There are many more modes than Major and minor!

And when you venture outside those two the music sounds "exotic" to Western European ears.

There's a mode that's common in Arabic music, Jewish music, Persian music, Armenian music, etc that's often referred to as the Hijaz mode.

Composers often use this mode when they're trying to get an "exotic" or "Middle Eastern" or "Arabic" or "Jewish" sound to their composition.

Here, it's explained through the eyes of Western music theory, where it's called Phrygian Dominant. This guy does a great job showing the scale (though it's in E, not in A as it would be on the pipes) and he gives numerous examples of the scale in rock etc.

https://www.youtube.com/watch?v=aCZezZf9bi0

Here you can hear the Hijaz mode on the Armenian double-reed instrument called Duduk, played by the master Djivan Gasparyan.

Jump to 38:40, the tune The Years Of My Youth Are Gone.
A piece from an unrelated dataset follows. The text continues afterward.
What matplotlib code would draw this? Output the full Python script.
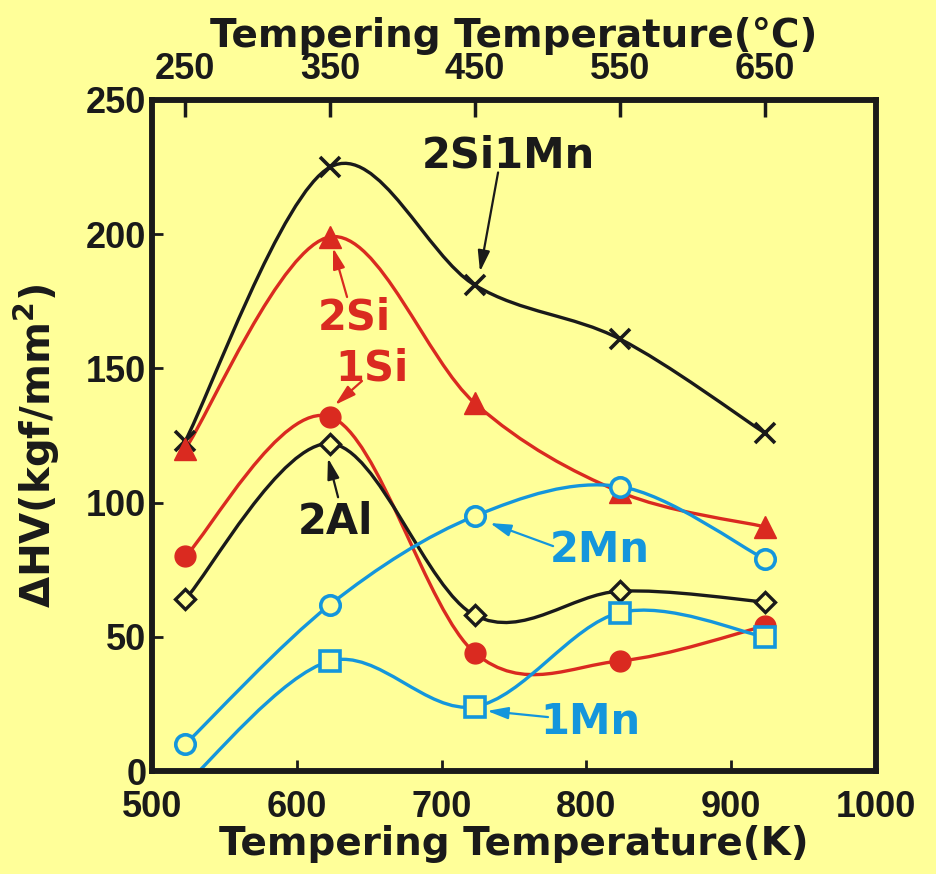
import matplotlib
matplotlib.use('Agg')
import matplotlib.pyplot as plt
from matplotlib.path import Path
from matplotlib.patches import PathPatch

# 数据
temp_k = [523, 623, 723, 823, 923]
hv_2si1mn = [123, 225, 181, 161, 126]
hv_2si = [120, 199, 137, 104, 91]
hv_1si = [80, 132, 44, 41, 54]
hv_2al = [64, 122, 58, 67, 63]
hv_2mn = [10, 62, 95, 106, 79]
hv_1mn = [-5, 41, 24, 59, 50]
temp_c_ticks = [250, 350, 450, 550, 650]

bg = '#FFFF99'
red = '#DA2A20'
blue = '#1496DC'
black = '#1A1A1A'

plt.rcParams['font.family'] = ['DejaVu Sans']
plt.rcParams['font.weight'] = 'bold'


def smooth_curve(ax, xs, ys, color):
    # Catmull-Rom 曲线，用贝塞尔控制点连接各数据点
    pts = list(zip(xs, ys))
    verts = [pts[0]]
    codes = [Path.MOVETO]
    n = len(pts)
    for i in range(n - 1):
        p0 = pts[i - 1] if i > 0 else pts[i]
        p1 = pts[i]
        p2 = pts[i + 1]
        p3 = pts[i + 2] if i + 2 < n else pts[i + 1]
        c1 = (p1[0] + (p2[0] - p0[0]) / 6, p1[1] + (p2[1] - p0[1]) / 6)
        c2 = (p2[0] - (p3[0] - p1[0]) / 6, p2[1] - (p3[1] - p1[1]) / 6)
        verts += [c1, c2, p2]
        codes += [Path.CURVE4] * 3
    ax.add_patch(PathPatch(Path(verts, codes), fc='none', ec=color, lw=2.4, zorder=2))


fig = plt.figure(figsize=(9.36, 8.74), dpi=100, facecolor=bg)
ax = fig.add_axes([0.1624, 0.1178, 0.7735, 0.7678])
ax.set_facecolor(bg)

series = [
    (hv_2si1mn, black, dict(marker='x', ms=15, mew=2.6, mec=black)),
    (hv_2si, red, dict(marker='^', ms=16, mec=red, mfc=red)),
    (hv_1si, red, dict(marker='o', ms=15, mec=red, mfc=red)),
    (hv_2al, black, dict(marker='D', ms=10, mew=2.4, mec=black, mfc=bg)),
    (hv_2mn, blue, dict(marker='o', ms=14, mew=2.6, mec=blue, mfc=bg)),
    (hv_1mn, blue, dict(marker='s', ms=15, mew=2.6, mec=blue, mfc=bg)),
]
for ys, c, mk in series:
    smooth_curve(ax, temp_k, ys, c)
    ax.plot(temp_k, ys, ls='none', zorder=3, **mk)

ax.set_xlim(500, 1000)
ax.set_ylim(0, 250)
ax.set_xticks([500, 600, 700, 800, 900, 1000])
ax.set_yticks([0, 50, 100, 150, 200, 250])
for s in ax.spines.values():
    s.set_linewidth(4)
    s.set_color(black)
ax.tick_params(axis='both', direction='in', length=8, width=2, colors=black,
               labelsize=26, top=False, right=False)
ax.tick_params(axis='x', pad=14)
ax.tick_params(axis='y', pad=4)
for lab in ax.get_xticklabels() + ax.get_yticklabels():
    lab.set_family('Liberation Sans')
    lab.set_fontweight('bold')
ax.set_xlabel('Tempering Temperature(K)', fontsize=28, fontweight='bold', color=black, labelpad=0)
ax.set_ylabel('ΔHV(kgf/mm$^\\mathbf{2}$)', fontsize=29, fontweight='bold', color=black)
ax.yaxis.set_label_coords(-0.124, 0.485)

ax2 = ax.twiny()
ax2.set_xlim(500, 1000)
ax2.set_xticks([c + 273 for c in temp_c_ticks])
ax2.set_xticklabels([str(c) for c in temp_c_ticks])
ax2.tick_params(axis='x', direction='in', length=12, width=2.5, colors=black, labelsize=26, pad=9)
for lab in ax2.get_xticklabels():
    lab.set_family('Liberation Sans')
    lab.set_fontweight('bold')
ax2.set_xlabel('Tempering Temperature(°C)', fontsize=28, fontweight='bold', color=black, labelpad=4)
for s in ax2.spines.values():
    s.set_linewidth(4)
    s.set_color(black)

# 标注
notes = [
    ('2Si1Mn', black, (746, 229.5), (739, 223), (726.5, 186)),
    ('2Si', red, (640, 168.8), (634.7, 176.6), (625, 194.9)),
    ('1Si', red, (652, 150), (645, 145.3), (626.4, 136.4)),
    ('2Al', black, (627, 92.8), (628.5, 102), (621.5, 116.6)),
    ('2Mn', blue, (809.4, 82.3), (777, 83.8), (733.4, 92.4)),
    ('1Mn', blue, (802.5, 18.3), (773.5, 20.1), (731.4, 22.4)),
]
for txt, c, pos, tail, head in notes:
    ax.text(pos[0], pos[1], txt, color=c, fontsize=30, fontweight='bold',
            ha='center', va='center', zorder=4)
    ax.annotate('', xy=head, xytext=tail,
                arrowprops=dict(arrowstyle='-|>,head_length=0.7,head_width=0.2',
                                color=c, lw=1.6, mutation_scale=18, shrinkA=0, shrinkB=0),
                zorder=4)

fig.savefig('out.png', dpi=100, facecolor=bg)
The opening notes are the first three notes of the Hijaz scale, Tonic, minor 2nd, Major 3rd

https://www.youtube.com/watch?v=gcWmE37ekzE&t=2402s

On the GHB the Hijaz mode goes:

Low A, Bb, C#, D, E, Fnat, High Gnat, High A

(Tonic, minor 2nd, Major 3rd, 4th, 5th, minor 6th, minor 7th, octave)

Here it is on the GHB, two common Israeli dance tunes, Zemeratik and Hava Nagila, preceded by just going up the scale to demonstrate it

https://www.youtube.com/watch?v=HeqIktkn7Ls&t=22s

(BTW I think you mean "flair" not "flare", that would be like the unicycle bagpiper with flames shooting out of his drones.)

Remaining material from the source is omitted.